I am personally not a mythicist if that means thinking there never was a man named Jesus who was a/the founder of a religious movement that developed into Christianity. I think it more likely than not that there was. I might perhaps best be described as a minimalist. That said, I don't have a knockdown argument against mythicism, and I don't think mythicists have a knockdown argument either. So mythicism remains a possibility. I don't think mythicists are crazy. Well, actually I think some of them may be, but that's not by virtue of their being mythicists.
I do think modern historical Jesus scholarship is vastly overoptimistic and there are several areas where I agree more with the mythicists than with the HJ scholars, such as: (1) the non-Christian evidence for the historical Jesus is unhelpful and (2) the criterion of multiple independent attestation as employed by Ehrman and others does not work because it presupposes source-critical judgments that I think are mistaken (e.g. Matthew and Luke are mutually independent, John is independent of the synoptics, etc.).

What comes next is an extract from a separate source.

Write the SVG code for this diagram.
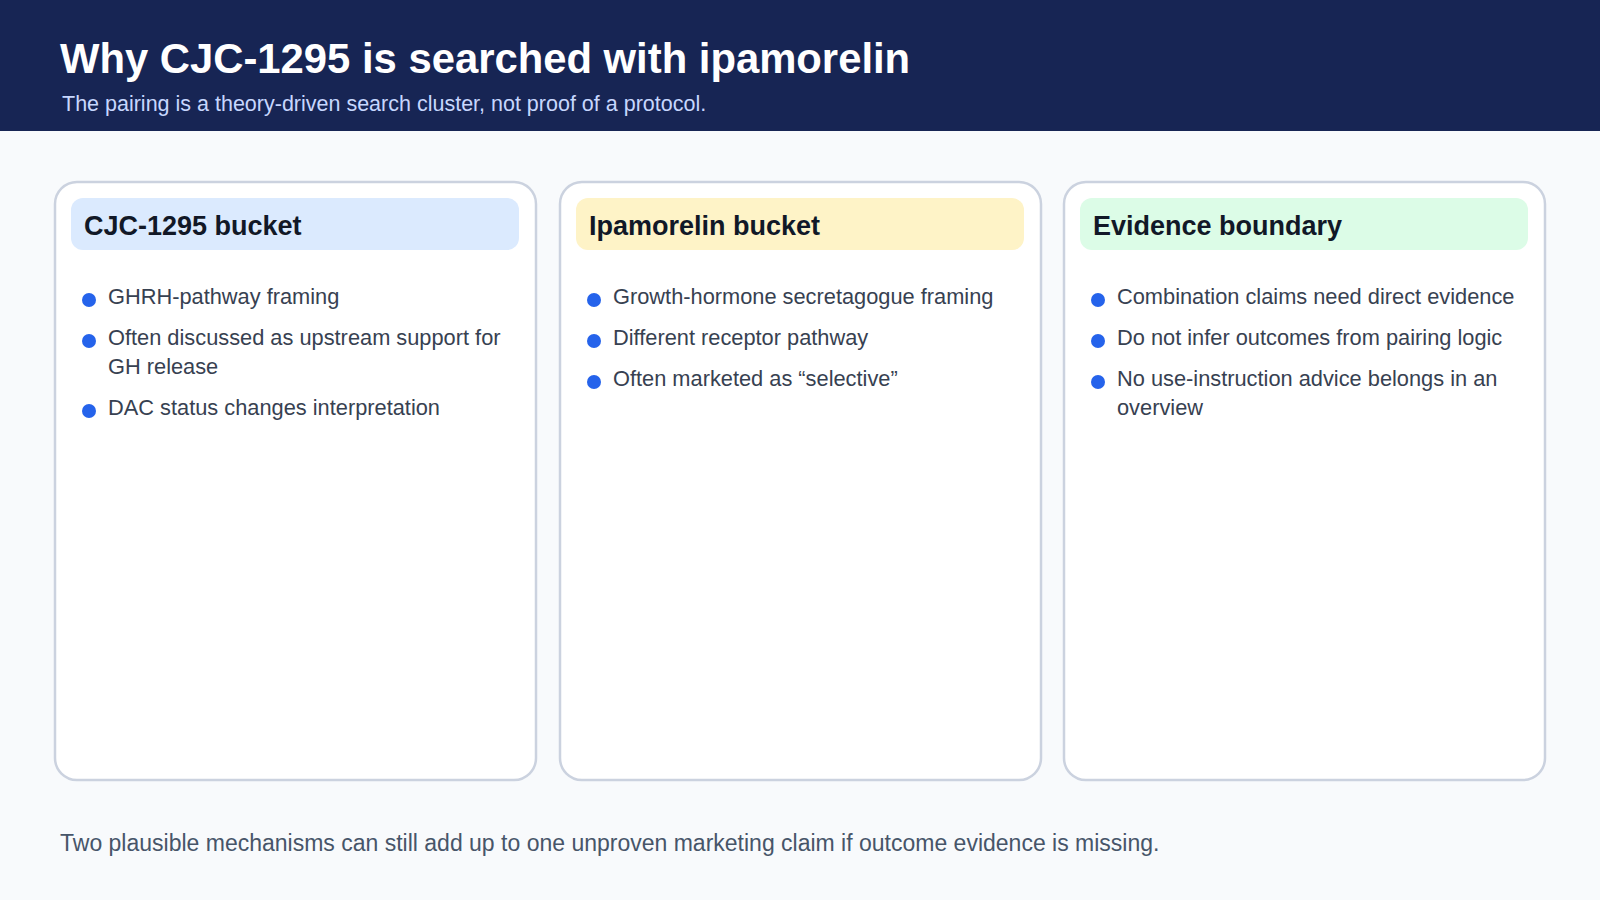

I think the mythicists are correct in thinking the early Christians used a lot of creativity in developing the Jesus tradition recorded in the New Testament and particularly in the gospels, but I have problems with Doherty and Carrier's reading of Paul. I would grant that the "rulers of this age" in 1 Cor. 2:8 may well refer to supernatural beings (as a good many NT scholars think) and the "brother" in Gal. 1.19 may refer to a fictive kinship relationship (as the other uses of the word in Paul do). I am much more skeptical about Rom. 1:3 and Gal. 4:4 referring to events taking place in the celestial realm. It seems to me Paul is talking about an earthly man. The argument that he is referring to events in the celestial realm seems too strong. Works don't normally contain explicit statements saying they refer to events on earth rather than in the celestial realm.
I've used a lot of "I think" and "it seems" here, so I'm not claiming I can prove any of this. Most of my work has focused on attempting to establish my points (1) and (2) above, on non-Christian and Christian sources, as the least unlikely hypotheses. I hope I haven't derailed my own thread here by introducing the topic of what I think about mythicism.